Leaders must be keepers of the vision, models of the behavior, and protectors of the priority. When budget cuts loom, fight to preserve what matters for character development. When conflicts arise, respond in ways that model school values.
Leaders must create conditions for success: professional development, systems that support relationships, time for collaboration, and structures that empower students. This requires moral courage to prioritize character when external pressures push toward test scores.
How to Know It’s Working
Dr. Berkowitz’s response challenged conventional approaches: “If you really want to understand how you’re doing in character education, look at how adults treat each other.”
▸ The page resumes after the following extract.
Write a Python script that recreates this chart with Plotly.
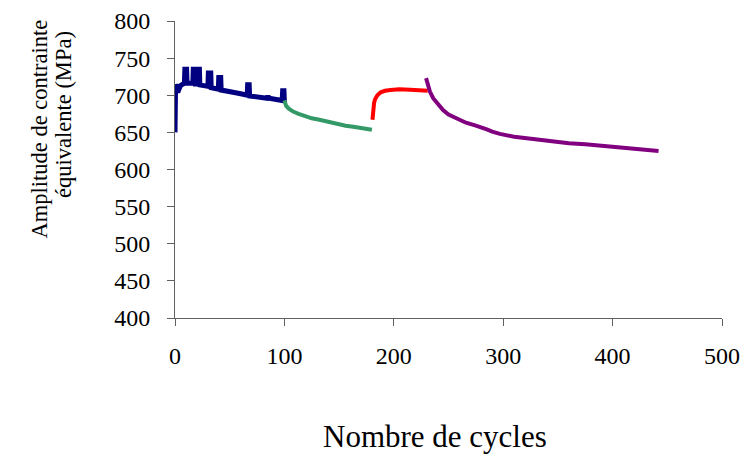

Are faculty supporting each other or competing? Are administrators modeling values when dealing with difficult parents? Are conflicts handled restoratively?
The culture among adults predicts the culture among students. If teachers feel cared for, respected, and empowered, they create similar conditions for students.
Your First Step Forward
Remember Dr. Berkowitz’s advice: start with your noble purpose. Why did you get into education? What kind of community do you want to build?
From that clarity, take one step. Maybe it’s redesigning your hiring process. Maybe it’s examining your discipline system through a restorative lens. You don’t have to implement all six PRIMED principles simultaneously.
What research shows: when you prioritize character, other outcomes improve. Academic performance increases. Behavioral issues decrease. Teacher retention improves.
Character education isn’t one more thing. When done well, it’s the thing that makes everything else work better. As Dr. Berkowitz reminded me, “Character education is the primary purpose of school.” Everything else flows from getting that foundation right.